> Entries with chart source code
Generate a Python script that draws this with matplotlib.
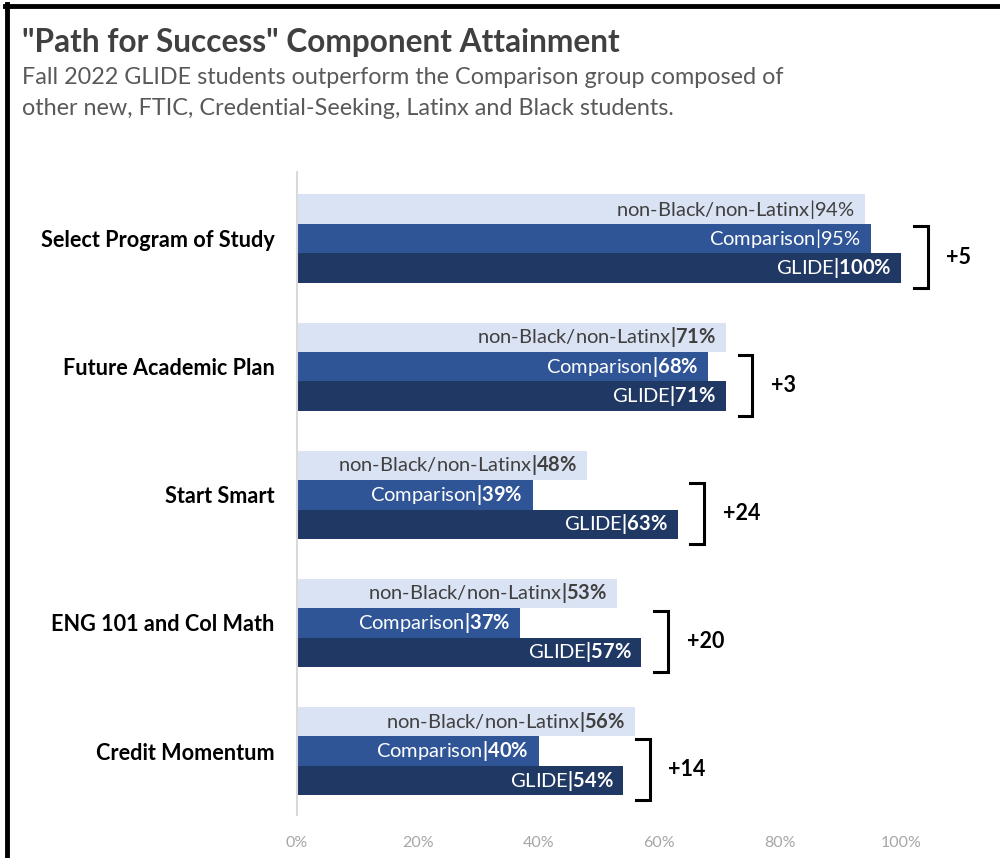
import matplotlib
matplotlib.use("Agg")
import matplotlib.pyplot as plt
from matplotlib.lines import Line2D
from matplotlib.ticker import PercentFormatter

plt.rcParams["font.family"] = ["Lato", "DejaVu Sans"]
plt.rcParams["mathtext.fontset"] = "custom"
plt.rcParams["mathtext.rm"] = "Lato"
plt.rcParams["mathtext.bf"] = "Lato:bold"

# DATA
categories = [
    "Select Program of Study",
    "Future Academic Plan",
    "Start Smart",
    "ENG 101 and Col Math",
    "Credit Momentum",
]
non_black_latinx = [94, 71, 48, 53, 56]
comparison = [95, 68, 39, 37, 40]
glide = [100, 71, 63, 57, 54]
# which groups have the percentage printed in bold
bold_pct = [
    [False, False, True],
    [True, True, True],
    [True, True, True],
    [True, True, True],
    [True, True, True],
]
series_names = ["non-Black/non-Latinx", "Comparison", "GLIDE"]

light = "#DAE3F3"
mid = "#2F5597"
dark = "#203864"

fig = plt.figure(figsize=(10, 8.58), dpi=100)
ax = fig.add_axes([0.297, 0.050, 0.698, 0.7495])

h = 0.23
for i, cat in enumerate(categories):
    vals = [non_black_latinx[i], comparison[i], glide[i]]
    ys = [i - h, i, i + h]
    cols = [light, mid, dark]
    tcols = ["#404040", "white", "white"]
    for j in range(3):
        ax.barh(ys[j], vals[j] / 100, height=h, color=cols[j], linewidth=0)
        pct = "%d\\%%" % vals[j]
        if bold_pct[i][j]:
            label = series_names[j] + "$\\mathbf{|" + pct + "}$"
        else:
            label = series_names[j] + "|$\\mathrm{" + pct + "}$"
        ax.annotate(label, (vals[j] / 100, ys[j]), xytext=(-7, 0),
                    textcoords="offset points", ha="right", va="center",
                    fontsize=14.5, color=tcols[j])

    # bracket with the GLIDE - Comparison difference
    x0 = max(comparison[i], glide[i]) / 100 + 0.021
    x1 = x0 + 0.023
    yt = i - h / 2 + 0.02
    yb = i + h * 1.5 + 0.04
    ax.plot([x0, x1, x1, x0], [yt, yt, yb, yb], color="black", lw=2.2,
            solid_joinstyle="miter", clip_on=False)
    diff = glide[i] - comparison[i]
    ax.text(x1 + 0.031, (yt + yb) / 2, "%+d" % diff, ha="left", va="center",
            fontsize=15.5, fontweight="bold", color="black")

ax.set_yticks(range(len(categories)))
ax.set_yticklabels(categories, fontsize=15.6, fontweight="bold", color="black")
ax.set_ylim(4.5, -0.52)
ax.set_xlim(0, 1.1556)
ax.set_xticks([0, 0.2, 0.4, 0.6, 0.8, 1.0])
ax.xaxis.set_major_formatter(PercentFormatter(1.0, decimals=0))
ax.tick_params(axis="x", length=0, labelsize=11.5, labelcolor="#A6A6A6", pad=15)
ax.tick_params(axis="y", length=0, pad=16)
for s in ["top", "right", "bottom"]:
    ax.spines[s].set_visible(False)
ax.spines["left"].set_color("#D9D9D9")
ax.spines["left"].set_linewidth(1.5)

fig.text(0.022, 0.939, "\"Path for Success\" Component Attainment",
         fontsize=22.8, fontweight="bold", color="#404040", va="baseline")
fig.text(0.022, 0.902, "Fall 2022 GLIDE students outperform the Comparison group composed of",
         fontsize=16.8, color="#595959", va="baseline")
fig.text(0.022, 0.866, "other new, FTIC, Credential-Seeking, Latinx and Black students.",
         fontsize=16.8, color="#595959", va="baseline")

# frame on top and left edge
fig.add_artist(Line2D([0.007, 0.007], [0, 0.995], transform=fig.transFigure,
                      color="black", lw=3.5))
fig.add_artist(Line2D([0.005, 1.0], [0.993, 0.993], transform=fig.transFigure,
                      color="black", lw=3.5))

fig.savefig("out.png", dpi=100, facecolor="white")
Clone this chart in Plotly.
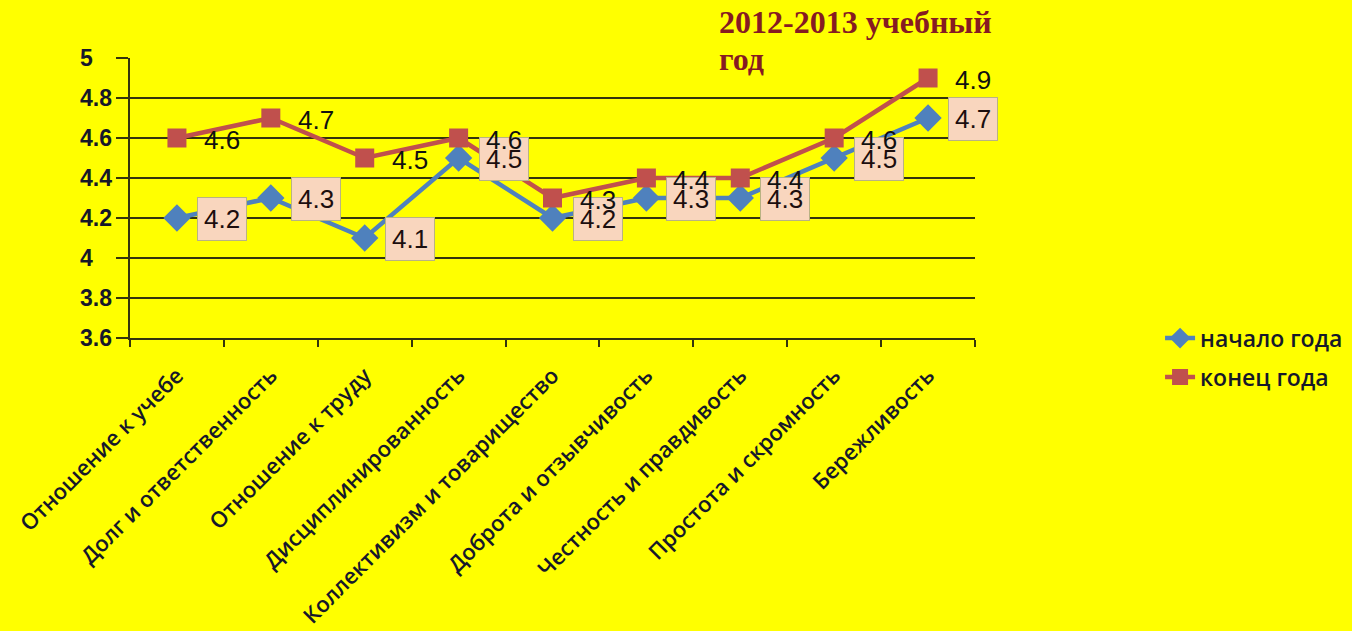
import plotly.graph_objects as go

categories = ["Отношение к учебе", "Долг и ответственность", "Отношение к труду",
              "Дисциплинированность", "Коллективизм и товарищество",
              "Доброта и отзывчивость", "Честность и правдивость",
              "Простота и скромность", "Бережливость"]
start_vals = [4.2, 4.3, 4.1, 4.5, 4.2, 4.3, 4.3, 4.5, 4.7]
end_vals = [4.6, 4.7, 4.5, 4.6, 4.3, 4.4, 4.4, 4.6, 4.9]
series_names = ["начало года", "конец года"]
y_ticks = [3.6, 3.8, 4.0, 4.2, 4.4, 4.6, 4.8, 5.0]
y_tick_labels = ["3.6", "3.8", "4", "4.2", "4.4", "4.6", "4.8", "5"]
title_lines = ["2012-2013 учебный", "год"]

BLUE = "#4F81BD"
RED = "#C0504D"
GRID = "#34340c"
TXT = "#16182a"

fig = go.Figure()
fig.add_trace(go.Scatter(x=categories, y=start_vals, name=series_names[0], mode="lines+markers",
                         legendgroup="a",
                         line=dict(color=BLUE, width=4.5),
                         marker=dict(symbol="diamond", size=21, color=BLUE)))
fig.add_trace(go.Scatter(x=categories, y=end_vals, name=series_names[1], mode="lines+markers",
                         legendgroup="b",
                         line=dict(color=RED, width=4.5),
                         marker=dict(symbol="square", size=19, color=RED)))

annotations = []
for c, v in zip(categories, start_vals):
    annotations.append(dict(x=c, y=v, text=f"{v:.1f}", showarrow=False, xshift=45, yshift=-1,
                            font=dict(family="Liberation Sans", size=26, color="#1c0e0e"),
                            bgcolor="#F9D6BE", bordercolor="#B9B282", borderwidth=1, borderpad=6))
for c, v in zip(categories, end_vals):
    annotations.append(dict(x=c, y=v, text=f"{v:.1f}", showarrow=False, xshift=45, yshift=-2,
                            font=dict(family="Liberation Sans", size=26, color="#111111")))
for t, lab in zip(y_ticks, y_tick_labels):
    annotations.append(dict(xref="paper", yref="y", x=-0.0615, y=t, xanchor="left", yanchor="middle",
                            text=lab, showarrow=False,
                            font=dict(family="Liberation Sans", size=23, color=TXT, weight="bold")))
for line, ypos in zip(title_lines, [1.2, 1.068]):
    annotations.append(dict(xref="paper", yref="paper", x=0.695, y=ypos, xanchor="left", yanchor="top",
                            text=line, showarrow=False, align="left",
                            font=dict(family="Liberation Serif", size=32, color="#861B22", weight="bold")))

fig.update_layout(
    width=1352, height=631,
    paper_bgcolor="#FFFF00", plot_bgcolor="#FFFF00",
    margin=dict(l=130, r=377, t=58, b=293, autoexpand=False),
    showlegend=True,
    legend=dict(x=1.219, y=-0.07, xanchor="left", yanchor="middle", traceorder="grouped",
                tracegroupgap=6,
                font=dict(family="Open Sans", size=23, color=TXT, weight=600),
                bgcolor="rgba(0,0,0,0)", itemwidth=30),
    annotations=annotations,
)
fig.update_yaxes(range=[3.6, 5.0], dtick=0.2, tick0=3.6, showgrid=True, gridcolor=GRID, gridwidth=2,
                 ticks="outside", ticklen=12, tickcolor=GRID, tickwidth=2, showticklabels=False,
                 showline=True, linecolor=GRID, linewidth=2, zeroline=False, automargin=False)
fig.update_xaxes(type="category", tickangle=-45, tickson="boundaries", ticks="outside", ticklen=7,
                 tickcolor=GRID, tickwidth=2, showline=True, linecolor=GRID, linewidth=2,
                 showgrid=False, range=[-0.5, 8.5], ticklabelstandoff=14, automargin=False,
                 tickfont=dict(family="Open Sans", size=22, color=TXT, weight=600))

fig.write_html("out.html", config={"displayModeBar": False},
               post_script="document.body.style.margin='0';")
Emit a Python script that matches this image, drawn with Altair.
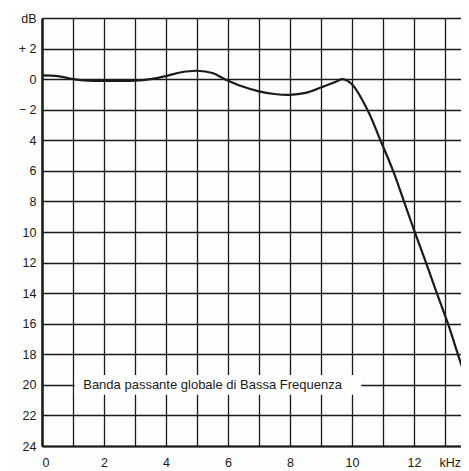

> Task brief
Quote all of the entries word for word, omitting any pictures.

> In response
Generate a Python script that draws this with matplotlib.
import matplotlib
matplotlib.use("Agg")
import matplotlib.pyplot as plt
from matplotlib.lines import Line2D
from matplotlib.ticker import PercentFormatter

plt.rcParams["font.family"] = ["Lato", "DejaVu Sans"]
plt.rcParams["mathtext.fontset"] = "custom"
plt.rcParams["mathtext.rm"] = "Lato"
plt.rcParams["mathtext.bf"] = "Lato:bold"

# DATA
categories = [
    "Select Program of Study",
    "Future Academic Plan",
    "Start Smart",
    "ENG 101 and Col Math",
    "Credit Momentum",
]
non_black_latinx = [94, 71, 48, 53, 56]
comparison = [95, 68, 39, 37, 40]
glide = [100, 71, 63, 57, 54]
# which groups have the percentage printed in bold
bold_pct = [
    [False, False, True],
    [True, True, True],
    [True, True, True],
    [True, True, True],
    [True, True, True],
]
series_names = ["non-Black/non-Latinx", "Comparison", "GLIDE"]

light = "#DAE3F3"
mid = "#2F5597"
dark = "#203864"

fig = plt.figure(figsize=(10, 8.58), dpi=100)
ax = fig.add_axes([0.297, 0.050, 0.698, 0.7495])

h = 0.23
for i, cat in enumerate(categories):
    vals = [non_black_latinx[i], comparison[i], glide[i]]
    ys = [i - h, i, i + h]
    cols = [light, mid, dark]
    tcols = ["#404040", "white", "white"]
    for j in range(3):
        ax.barh(ys[j], vals[j] / 100, height=h, color=cols[j], linewidth=0)
        pct = "%d\\%%" % vals[j]
        if bold_pct[i][j]:
            label = series_names[j] + "$\\mathbf{|" + pct + "}$"
        else:
            label = series_names[j] + "|$\\mathrm{" + pct + "}$"
        ax.annotate(label, (vals[j] / 100, ys[j]), xytext=(-7, 0),
                    textcoords="offset points", ha="right", va="center",
                    fontsize=14.5, color=tcols[j])

    # bracket with the GLIDE - Comparison difference
    x0 = max(comparison[i], glide[i]) / 100 + 0.021
    x1 = x0 + 0.023
    yt = i - h / 2 + 0.02
    yb = i + h * 1.5 + 0.04
    ax.plot([x0, x1, x1, x0], [yt, yt, yb, yb], color="black", lw=2.2,
            solid_joinstyle="miter", clip_on=False)
    diff = glide[i] - comparison[i]
    ax.text(x1 + 0.031, (yt + yb) / 2, "%+d" % diff, ha="left", va="center",
            fontsize=15.5, fontweight="bold", color="black")

ax.set_yticks(range(len(categories)))
ax.set_yticklabels(categories, fontsize=15.6, fontweight="bold", color="black")
ax.set_ylim(4.5, -0.52)
ax.set_xlim(0, 1.1556)
ax.set_xticks([0, 0.2, 0.4, 0.6, 0.8, 1.0])
ax.xaxis.set_major_formatter(PercentFormatter(1.0, decimals=0))
ax.tick_params(axis="x", length=0, labelsize=11.5, labelcolor="#A6A6A6", pad=15)
ax.tick_params(axis="y", length=0, pad=16)
for s in ["top", "right", "bottom"]:
    ax.spines[s].set_visible(False)
ax.spines["left"].set_color("#D9D9D9")
ax.spines["left"].set_linewidth(1.5)

fig.text(0.022, 0.939, "\"Path for Success\" Component Attainment",
         fontsize=22.8, fontweight="bold", color="#404040", va="baseline")
fig.text(0.022, 0.902, "Fall 2022 GLIDE students outperform the Comparison group composed of",
         fontsize=16.8, color="#595959", va="baseline")
fig.text(0.022, 0.866, "other new, FTIC, Credential-Seeking, Latinx and Black students.",
         fontsize=16.8, color="#595959", va="baseline")

# frame on top and left edge
fig.add_artist(Line2D([0.007, 0.007], [0, 0.995], transform=fig.transFigure,
                      color="black", lw=3.5))
fig.add_artist(Line2D([0.005, 1.0], [0.993, 0.993], transform=fig.transFigure,
                      color="black", lw=3.5))

fig.savefig("out.png", dpi=100, facecolor="white")
Clone this chart in Plotly.
import plotly.graph_objects as go

categories = ["Отношение к учебе", "Долг и ответственность", "Отношение к труду",
              "Дисциплинированность", "Коллективизм и товарищество",
              "Доброта и отзывчивость", "Честность и правдивость",
              "Простота и скромность", "Бережливость"]
start_vals = [4.2, 4.3, 4.1, 4.5, 4.2, 4.3, 4.3, 4.5, 4.7]
end_vals = [4.6, 4.7, 4.5, 4.6, 4.3, 4.4, 4.4, 4.6, 4.9]
series_names = ["начало года", "конец года"]
y_ticks = [3.6, 3.8, 4.0, 4.2, 4.4, 4.6, 4.8, 5.0]
y_tick_labels = ["3.6", "3.8", "4", "4.2", "4.4", "4.6", "4.8", "5"]
title_lines = ["2012-2013 учебный", "год"]

BLUE = "#4F81BD"
RED = "#C0504D"
GRID = "#34340c"
TXT = "#16182a"

fig = go.Figure()
fig.add_trace(go.Scatter(x=categories, y=start_vals, name=series_names[0], mode="lines+markers",
                         legendgroup="a",
                         line=dict(color=BLUE, width=4.5),
                         marker=dict(symbol="diamond", size=21, color=BLUE)))
fig.add_trace(go.Scatter(x=categories, y=end_vals, name=series_names[1], mode="lines+markers",
                         legendgroup="b",
                         line=dict(color=RED, width=4.5),
                         marker=dict(symbol="square", size=19, color=RED)))

annotations = []
for c, v in zip(categories, start_vals):
    annotations.append(dict(x=c, y=v, text=f"{v:.1f}", showarrow=False, xshift=45, yshift=-1,
                            font=dict(family="Liberation Sans", size=26, color="#1c0e0e"),
                            bgcolor="#F9D6BE", bordercolor="#B9B282", borderwidth=1, borderpad=6))
for c, v in zip(categories, end_vals):
    annotations.append(dict(x=c, y=v, text=f"{v:.1f}", showarrow=False, xshift=45, yshift=-2,
                            font=dict(family="Liberation Sans", size=26, color="#111111")))
for t, lab in zip(y_ticks, y_tick_labels):
    annotations.append(dict(xref="paper", yref="y", x=-0.0615, y=t, xanchor="left", yanchor="middle",
                            text=lab, showarrow=False,
                            font=dict(family="Liberation Sans", size=23, color=TXT, weight="bold")))
for line, ypos in zip(title_lines, [1.2, 1.068]):
    annotations.append(dict(xref="paper", yref="paper", x=0.695, y=ypos, xanchor="left", yanchor="top",
                            text=line, showarrow=False, align="left",
                            font=dict(family="Liberation Serif", size=32, color="#861B22", weight="bold")))

fig.update_layout(
    width=1352, height=631,
    paper_bgcolor="#FFFF00", plot_bgcolor="#FFFF00",
    margin=dict(l=130, r=377, t=58, b=293, autoexpand=False),
    showlegend=True,
    legend=dict(x=1.219, y=-0.07, xanchor="left", yanchor="middle", traceorder="grouped",
                tracegroupgap=6,
                font=dict(family="Open Sans", size=23, color=TXT, weight=600),
                bgcolor="rgba(0,0,0,0)", itemwidth=30),
    annotations=annotations,
)
fig.update_yaxes(range=[3.6, 5.0], dtick=0.2, tick0=3.6, showgrid=True, gridcolor=GRID, gridwidth=2,
                 ticks="outside", ticklen=12, tickcolor=GRID, tickwidth=2, showticklabels=False,
                 showline=True, linecolor=GRID, linewidth=2, zeroline=False, automargin=False)
fig.update_xaxes(type="category", tickangle=-45, tickson="boundaries", ticks="outside", ticklen=7,
                 tickcolor=GRID, tickwidth=2, showline=True, linecolor=GRID, linewidth=2,
                 showgrid=False, range=[-0.5, 8.5], ticklabelstandoff=14, automargin=False,
                 tickfont=dict(family="Open Sans", size=22, color=TXT, weight=600))

fig.write_html("out.html", config={"displayModeBar": False},
               post_script="document.body.style.margin='0';")
Emit a Python script that matches this image, drawn with Altair.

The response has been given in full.